Keep this factual and concise.

Step 2 – Add Context

Explain the situation:

The campaign, objective, or problem

The audience or stakeholder involved

Any constraints (time, budget, tools)

Context demonstrates Knowledge.

Step 3 – Show Your Decisions

This is where most evidence improves dramatically.

Explain:

Why you chose one approach over another

How knowledge informed your decision

Any trade-offs you considered

This demonstrates professional thinking.

Step 4 – Evidence the Outcome

Outcomes can be:

Performance results

Feedback from manager or team

Completion of a deliverable

Improved process or learning

Outcomes do not need to be perfect.

Step 5 – Reflect Properly

Good reflection answers:

What worked well

What could be improved

What you would do differently next time

Reflection shows development and maturity.

Mapping One Task to Multiple KSBs

One task can evidence:

Knowledge (why you did it)

Skills (how you did it)

Behaviours (how you worked)

Do not split tasks unnecessarily.

Example – Social Media Post

A single post can evidence:

Knowledge of audience and tone

Skill in content creation and scheduling

Behaviour through feedback, deadlines, and collaboration

The value is in the explanation, not the screenshot.

Example – Campaign Support Task

Supporting a campaign can show:

Planning awareness

Tool use and coordination

Communication and professionalism

Even junior tasks matter when explained clearly.

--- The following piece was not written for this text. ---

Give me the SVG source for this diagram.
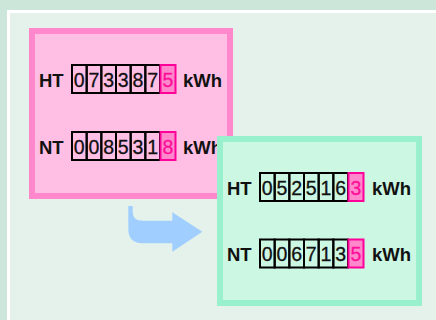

Evidence You Should Always Include

Strong evidence usually includes:

The work itself (file, screenshot, link)

A short written commentary

Clear dates and role clarity

Without commentary, evidence is weak.

Evidence That Often Causes Problems

Risky evidence includes:

Certificates without application

Work where your role is unclear

Group work without explanation

Hypothetical examples

Always clarify your contribution.

Writing Style That Works Best

Use:

First person (“I did…”)

Plain English

Short paragraphs

Professional tone

Avoid jargon and over-formal writing.

How Much Evidence Is Enough

Quality matters more than quantity.

Assessors prefer:

Fewer, well-explained examples

Evidence across time

Increasing responsibility

Do not panic-upload everything you have.

A Simple Evidence Checklist

Before submitting, check:

Is the task clear?

Is my role obvious?

Have I explained why I did it?

Is there an outcome?

Is there reflection?

If yes, the evidence is usually strong.

Building Evidence as a Habit

Best practice:

Write evidence little and often

Capture context while it’s fresh

Link evidence to KSBs early

Review monthly

This reduces stress near assessment.

What “Pass” vs “Strong Pass” Looks Like

Pass:

Meets KSBs clearly

Strong pass:

Shows judgement, reflection, and confidence

Demonstrates learning over time

Makes the assessor’s job easy

Clarity impresses.

Key Points

You are already doing assessment-worthy work.
Your task is to make it visible, structured, and understandable.

Evidence is not about proving how busy you are.
It is about showing how capable you are.